Honorable Mention ($250.00) - Terry Hitt (Shiremanstown, Pennsylvania)
Notes from the judges:
- More information on how the code works would have been helpful considering the complexity of the timing issues.
- Really neat - Parallax should be selling these to their customers.
- Good use of SX resources and reduction of component count. Nice to see code for SX/ASM and SX/B as well as the BS2.
Downloads for this project:
All files and information © 2005 Terry Hitt.
This project uses the Ubicom SX processor running at 50MHz to generate NTSC video signals creating a character display on a TV or monitor. The program receives serial data to create the video display. This hardware is available for sale from the creator at the SX Video Module web site along with additional documentation and support.
The video module creates a display of 6 lines each consisting of 16 characters. Each character is 8 pixels wide and 8 pixels high. Since the 6 lines of 8 pixels high is only 48 video lines each line is repeated 4 times for a total of 192 active video lines.
NTSC video output is a fairly simple format, much like serial data, only much faster. NTSC uses 3 different voltage levels for black and white output, instead of two like serial data. The required levels are 0volts (sync), 0.3volts (black) and 1.0volts (white). The official specs for NTSC are quite rigid, but I have found that strict adherence to the spec is not needed. Here is the timing used by this design.
Vertical Sync = sync level for 393uSeconds Horizontal Sync = sync level for 5uSeconds Video Line = 65.6uSeconds including horizontal sync Lines per Frame = 262 lines per frame (non-interlaced)
In order to create a stable video display the hsync pulses must start at EXACTLY the same time in each line. To accomplish this, each line is generated by an interrupt routine. Actually the interrupt routine takes a majority of the processor’s time. The main program runs during the vertical sync and black top and bottom lines.
Serial input is sampled at the beginning of each video interrupt (which occurs every 65.6uSeconds). The sampled data is processed at the end of each video line, just before the interrupt ends.

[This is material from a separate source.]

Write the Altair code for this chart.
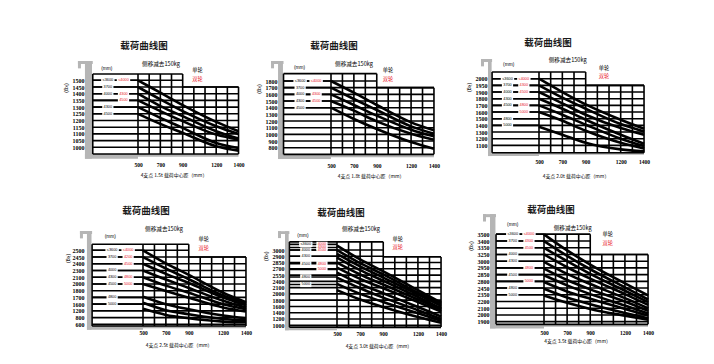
import altair as alt
import pandas as pd

# ------------------------------------------------------------------ data
TITLE = "载荷曲线图"
SUBTITLE = "侧移减去150kg"
SINGLE_WHEEL = "单轮"
DOUBLE_WHEEL = "双轮"
MM_UNIT = "(mm)"
KG_UNIT = "(kg)"
X_TICKS = [500, 700, 900, 1200, 1400]
CURVE_X = [500, 700, 900, 1200, 1400]
GRID_X = [500, 600, 700, 800, 900, 1000, 1100, 1200, 1300, 1400]
CAPACITIES = ["1.5t", "1.8t", "2.0t", "2.5t", "3.0t", "3.5t"]

KG_1 = ["1500", "1450", "1400", "1350", "1300", "1250", "1200", "1150", "1100", "1050", "1000"]
KG_2 = ["1800", "1700", "1600", "1500", "1400", "1300", "1200", "1100", "1000", "900", "800"]
KG_3 = ["2000", "1950", "1900", "1800", "1700", "1600", "1500", "1400", "1300", "1200", "1100"]
KG_4 = ["2500", "2450", "2400", "2300", "2100", "2000", "1800", "1700", "1600", "1200", "800", "600"]
KG_5 = ["3000", "2900", "2850", "2700", "2550", "2400", "2100", "2000", "1800", "1600", "1400", "1200", "1000"]
KG_6 = ["3500", "3400", "3350", "3250", "3000", "2950", "2850", "2800", "2450", "2350", "2200", "2100", "2000", "1900"]

# curves: row position (0 = first kg label) read at CURVE_X
CURVES_1 = [[0, 1.85, 3.7, 6.2, 7.6], [1, 2.85, 4.6, 6.85, 8.0], [2, 3.85, 5.35, 7.6, 8.7],
            [3, 4.6, 6.1, 8.1, 8.85], [4, 5.6, 7.1, 9.35, 10.1], [5, 6.5, 7.85, 9.85, 10.5]]
CURVES_2 = [[0, 1.75, 3.6, 6.2, 7.4], [1, 2.7, 4.35, 6.8, 7.9], [2, 3.6, 5.2, 7.3, 8.3],
            [3, 4.45, 6.05, 7.9, 8.8], [4, 5.7, 7.2, 9.15, 10.15]]
CURVES_3 = [[0, 2.0, 3.85, 6.15, 7.5], [1, 2.85, 4.5, 6.8, 7.9], [2, 3.7, 5.4, 7.4, 8.4],
            [3, 4.5, 6.15, 8.4, 9.75], [4, 5.4, 6.9, 9.0, 10.1], [5, 6.3, 7.8, 9.6, 10.45],
            [7.2, 8.4, 9.6, 10.6, 10.9]]
CURVES_4 = [[0, 1.95, 3.65, 6.3, 7.7], [1, 2.7, 4.3, 6.7, 7.9], [2, 3.5, 4.85, 7.0, 8.15],
            [3, 4.35, 5.6, 7.5, 8.5], [4, 5.25, 6.3, 8.0, 8.75], [5, 6.05, 7.05, 8.5, 9.1],
            [6.9, 8.0, 8.75, 9.7, 10.1], [7.8, 8.9, 9.5, 10.2, 10.4], [8.7, 9.6, 10.1, 10.6, 10.7]]
CURVES_5 = [[-0.7, 1.5, 3.4, 6.4, 8.4], [0, 2.1, 3.9, 6.8, 8.6], [0.6, 2.6, 4.4, 7.1, 8.9],
            [1.2, 3.2, 4.9, 7.5, 9.3], [2, 3.9, 5.5, 7.9, 9.5], [2.8, 4.6, 6.1, 8.3, 9.8],
            [3.6, 5.4, 6.9, 9.1, 10.6], [4.4, 6.1, 7.6, 9.6, 11.0], [5.4, 7.0, 8.3, 10.1, 11.3],
            [6.4, 7.9, 9.1, 10.7, 11.6]]
CURVES_6 = [[0, 2.4, 4.5, 7.3, 9.1], [1, 3.2, 5.2, 7.9, 9.7], [2, 4.0, 5.9, 8.4, 10.1],
            [3, 4.9, 6.6, 8.9, 10.5], [4.1, 5.9, 7.4, 9.5, 11.0], [5.1, 6.8, 8.2, 10.0, 11.4],
            [6.1, 7.6, 8.9, 10.6, 11.8], [7.1, 8.5, 9.6, 11.1, 12.1], [8.1, 9.4, 10.4, 11.7, 12.5],
            [9.1, 10.2, 11.1, 12.1, 12.7]]

# lifting-height labels: (row, single wheel, double wheel)
MM_1 = [(0, "≤3600", "≤4000"), (1, "3700", ""), (2, "4000", "4300"), (3, "", "4500"),
        (4, "4300", ""), (5, "4500", "")]
MM_2 = [(0, "≤3600", "≤4000"), (1, "3700", ""), (2, "4000", "4300"), (3, "4300", "4500"),
        (4, "4500", "")]
MM_3 = [(0, "≤3600", "≤4000"), (1, "3700", "4300"), (2, "4000", "4500"), (3, "4300", ""),
        (4, "4500", "4800"), (5, "", "5000"), (6, "4800", ""), (7, "5000", "")]
MM_4 = [(0, "≤3600", "≤4000"), (1, "3700", "4200"), (2, "", "4500"), (3, "4000", ""),
        (4, "4300", "4800"), (5, "4500", "5000"), (7, "4800", ""), (8, "5000", "")]
MM_5 = [(-0.9, "≤3600", "4000"), (-0.4, "", "4300"), (0, "4000", "4500"), (1, "4300", ""),
        (2.2, "4500", "4800"), (3.1, "", "5000"), (4.3, "4800", ""), (5.5, "5000", "")]
MM_6 = [(0, "≤3600", "≤4000"), (1, "3700", "4300"), (2, "", "4500"), (3, "4000", ""),
        (4, "4300", ""), (5, "", "4800"), (6, "4500", ""), (7, "", "5000"), (8, "4800", ""),
        (9, "5000", "")]

KG_LABELS = [KG_1, KG_2, KG_3, KG_4, KG_5, KG_6]
CURVES = [CURVES_1, CURVES_2, CURVES_3, CURVES_4, CURVES_5, CURVES_6]
MM_ROWS = [MM_1, MM_2, MM_3, MM_4, MM_5, MM_6]

# ------------------------------------------------------------------ layout / style
NUM_FONT = "Liberation Serif"
CJK_FONT = "Noto Sans CJK SC"
LAT_FONT = "Liberation Sans"
RED = "#e8202a"
GRAY = "#b5b5b5"
BLK_X, RED_X = 230, 370

LAYOUT = [
    dict(L=84, W=193, T=56, H=104, k=0.1117, x500=137, s=6.7, y0=79.3, ax=0, gray=(25, 88), border=95,
         top_u=-0.94, top_l=1, bottom=11.0, band=11.7, hook=-2.88, title=(554, -5.1),
         sub=(706, -2.45), single=(1033, -1.55), double=(1033, -0.15), axt=(822, 14.3),
         mm=(220, -1.75), kg=(-136, 1.15)),
    dict(L=277, W=210, T=56, H=105, k=0.1144, x500=330, s=6.67, y0=80, ax=0, gray=(37, 80), border=85,
         top_u=-1.1, top_l=1, bottom=11.0, band=11.7, hook=-3.0, title=(526, -5.25),
         sub=(701, -2.6), single=(998, -1.65), double=(998, -0.37), axt=(850, 14.35),
         mm=(225, -1.9), kg=(-121, 1.2)),
    dict(L=487, W=175, T=56, H=101, k=0.1167, x500=538, s=6.67, y0=77.7, ax=0, gray=(63, 94), border=98,
         top_u=-1.0, top_l=1, bottom=11.1, band=11.6, hook=-2.95, title=(577, -5.4),
         sub=(746, -2.75), single=(1057, -1.55), double=(1057, -0.4), axt=(817, 14.7),
         mm=(240, -2.1), kg=(-91, 1.3)),
    dict(L=84, W=193, T=211, H=117.5, k=0.1144, x500=142, s=6.73, y0=249.3, ax=0, gray=(10, 50), border=55,
         top_u=-0.9, top_l=1, bottom=11.25, band=11.8, hook=-2.87, title=(526, -5.85),
         sub=(684, -3.1), single=(1031, -1.7), double=(1031, -0.4), axt=(815, 14.2),
         mm=(214, -2.0), kg=(-147, 1.2)),
    dict(L=277, W=210, T=211, H=118.5, k=0.1156, x500=336, s=6.27, y0=249, ax=-7, gray=(50, 82), border=88,
         top_u=-1.3, top_l=1.1, bottom=12.3, band=12.8, hook=-3.0, title=(535, -5.95),
         sub=(708, -3.3), single=(1025, -1.8), double=(1025, -0.4), axt=(863, 15.4),
         mm=(205, -2.25), kg=(-106, 1.0)),
    dict(L=487, W=175, T=211, H=117.5, k=0.1156, x500=543, s=6.72, y0=233.3, ax=-2, gray=(33, 80), border=85,
         top_u=0, top_l=3, bottom=13.4, band=14.0, hook=-3.0, title=(560, -3.6),
         sub=(748, -1.0), single=(1051, 0), double=(1051, 1.25), axt=(790, 16.1),
         mm=(229, -1.4), kg=(-123, 1.75)),
]


def build(i):
    g = LAYOUT[i]
    labels, curves, mm_rows, cap = KG_LABELS[i], CURVES[i], MM_ROWS[i], CAPACITIES[i]
    k = g["k"]
    xl = 500 - (g["x500"] - g["L"]) / k
    xr = xl + g["W"] / k
    yt = (g["T"] - g["y0"]) / g["s"]
    yb = yt + g["H"] / g["s"]
    xs = alt.Scale(domain=[xl, xr], nice=False, zero=False)
    ys = alt.Scale(domain=[yt, yb], nice=False, zero=False, reverse=True)
    expr = "[" + ",".join("'%s'" % l for l in labels) + "][datum.value]"
    xaxis = alt.Axis(values=X_TICKS, format="d", domain=False, ticks=False, grid=False, labelPadding=1,
                     labelFont=NUM_FONT, labelFontSize=5.5, labelFontWeight="bold",
                     labelColor="black", labelFlush=False, labelOverlap=False, title=None)
    yaxis = alt.Axis(values=list(range(len(labels))), labelExpr=expr, domain=False, ticks=False,
                     grid=False, labelPadding=1, labelFont=NUM_FONT, labelFontSize=6,
                     labelFontWeight="bold", labelColor="black", labelOverlap=False,
                     labelFlush=False, offset=g["ax"], title=None)

    def X(f):
        return alt.X(f, type="quantitative", scale=xs, axis=xaxis)

    def Y(f):
        return alt.Y(f, type="quantitative", scale=ys, axis=yaxis)

    # gray bracket
    gl, gr = g["gray"]
    hx = gl - 7 / k
    gray = pd.DataFrame(
        [(gl, gr, g["hook"], g["band"]),
         (hx, g["border"], g["hook"], g["hook"] + 0.45),
         (hx, hx + 3 / k, g["hook"], g["hook"] + 1.1),
         (gl, 500, g["bottom"], g["band"]),
         (500, 1400, g["bottom"], g["bottom"] + (g["band"] - g["bottom"]) * 0.6)],
        columns=["x", "x2", "y", "y2"])
    gray_layer = alt.Chart(gray).mark_rect(color=GRAY).encode(
        x=X("x"), x2="x2:Q", y=Y("y"), y2="y2:Q")

    # horizontal grid rows
    hl = [(g["border"], 900, g["top_u"]), (900, 1400, g["top_l"]), (g["border"], 1400, g["bottom"])]
    for j in range(len(labels)):
        hl.append((g["border"], 1400 if j >= g["top_l"] - 0.05 else 900, j))
    for r, _, _ in mm_rows:
        hl.append((g["border"], 500, r))
    hdf = pd.DataFrame(hl, columns=["x", "x2", "y"])
    h_layer = alt.Chart(hdf).mark_rule(color="black", strokeWidth=1.6).encode(
        x=X("x"), x2="x2:Q", y=Y("y"))

    vl = [(g["border"], g["top_u"], g["bottom"])]
    for gx in GRID_X:
        vl.append((gx, g["top_u"] if gx <= 900 else g["top_l"], g["bottom"]))
    vdf = pd.DataFrame(vl, columns=["x", "y", "y2"])
    v_layer = alt.Chart(vdf).mark_rule(color="black", strokeWidth=1.6).encode(
        x=X("x"), y=Y("y"), y2="y2:Q")

    # white patches behind lifting-height labels
    wr = []
    lab = []
    for r, b, rd in mm_rows:
        for txt, cx, col in ((b, BLK_X, "black"), (rd, RED_X, RED)):
            if txt:
                hw = (len(txt) * 1.1 + 1.2) / k
                wr.append((cx - hw, cx + hw, r - 0.42, r + 0.42))
                lab.append((cx, r, txt, col, 3.8))
    wdf = pd.DataFrame(wr, columns=["x", "x2", "y", "y2"])
    w_layer = alt.Chart(wdf).mark_rect(color="white").encode(
        x=X("x"), x2="x2:Q", y=Y("y"), y2="y2:Q")

    cdf = pd.DataFrame([dict(x=x, y=y, c=ci) for ci, cv in enumerate(curves)
                        for x, y in zip(CURVE_X, cv)])
    c_layer = alt.Chart(cdf).mark_line(color="black", strokeWidth=2.6, interpolate="monotone").encode(
        x=X("x"), y=Y("y"), detail="c:N")

    lab.append((g["mm"][0], g["mm"][1], MM_UNIT, "black", 4.8))
    ldf = pd.DataFrame(lab, columns=["x", "y", "t", "c", "s"])
    l_layer = alt.Chart(ldf).mark_text(font=LAT_FONT, baseline="middle").encode(
        x=X("x"), y=Y("y"), text="t:N", color=alt.Color("c:N", scale=None),
        size=alt.Size("s:Q", scale=None))

    cjk = [(g["sub"][0], g["sub"][1], SUBTITLE, "black", 5.6),
           (g["single"][0], g["single"][1], SINGLE_WHEEL, "black", 5.2),
           (g["double"][0], g["double"][1], DOUBLE_WHEEL, RED, 5.2),
           (g["axt"][0], g["axt"][1], "4支点 %s 载荷中心距（mm）" % cap, "black", 4.9)]
    jdf = pd.DataFrame(cjk, columns=["x", "y", "t", "c", "s"])
    j_layer = alt.Chart(jdf).mark_text(font=CJK_FONT, baseline="middle").encode(
        x=X("x"), y=Y("y"), text="t:N", color=alt.Color("c:N", scale=None),
        size=alt.Size("s:Q", scale=None))

    tdf = pd.DataFrame([(g["title"][0], g["title"][1], TITLE)], columns=["x", "y", "t"])
    t_layer = alt.Chart(tdf).mark_text(font=CJK_FONT, fontWeight="bold", fontSize=9.5,
                                       color="#1a1a1a", baseline="middle").encode(
        x=X("x"), y=Y("y"), text="t:N")

    kdf = pd.DataFrame([(g["kg"][0], g["kg"][1], KG_UNIT)], columns=["x", "y", "t"])
    k_layer = alt.Chart(kdf).mark_text(font=LAT_FONT, fontSize=5.5, angle=90, color="black",
                                       baseline="middle").encode(
        x=X("x"), y=Y("y"), text="t:N")

    return alt.layer(gray_layer, h_layer, v_layer, w_layer, c_layer, l_layer, j_layer,
                     t_layer, k_layer).properties(width=g["W"], height=g["H"])


chart = alt.concat(*[build(i) for i in range(6)], columns=3, spacing={"row": 50, "column": 0},
                   bounds="flush", align="each").properties(
    padding={"left": 55, "top": 29, "right": 5, "bottom": 5},
    background="white",
).configure_view(stroke=None)

chart.save("out.html", embed_options={"renderer": "svg", "actions": False})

You NEVER have to wait for the module to process serial data, even the “clear screen” and “invert screen” commands are fast enough that data will not be lost.
The interrupt handles processing the serial input, reading the character values from the vline arrays, looking up the character pattern in the data block, toggling the pins to generate the video signal, and toggling the audio output pin is a “bell” is active.
The serial data is received at a baud rate of 4800 8N1. Received data values from 16 to 127 and 144 to 255 are simply display characters. Values from 0 to 15 and 128 to 143 are commands, some commands require extra data that is send immediately following the command. For example GotoXY command must be followed by the X value then the Y value. Commands for values from 0 to 15 are the same as the DEBUG commands, and the constants for DEBUG can be used.
The Null (128) value is useful to send at startup just in case a multi-byte command (like GotoXY) was send without the parameters, the next value sent will be interpreted as the parameters instead of the command intended. The Null value is ignored.
Video output must be connected to a RCA connector that is plugged into any video input (TV, VCR, DVD). Video inputs have an impedance of about 75 ohms, this is needed to get the correct voltage from the module.
Audio output has a resistor so the pin will not be damaged if the audio pin is accidentally shorted. Because of the resistor the audio output pin can be connected directly to a speaker.
Also eight of the unused SX pins are brought out and there is a serial command to set the output states. This gives you eight additional output that can be used for other purposes. These really come in handy if the module is receiving data from a wireless receiver.
Specs: Power: 5VDC 95mA Display: 6 lines by 16 characters Graphics: 32 horizontal, 12 vertical (1/4 block characters) Characters: 224 including upper & lower case and inverse
Special Features: Invert Screen 8 Digital Outputs.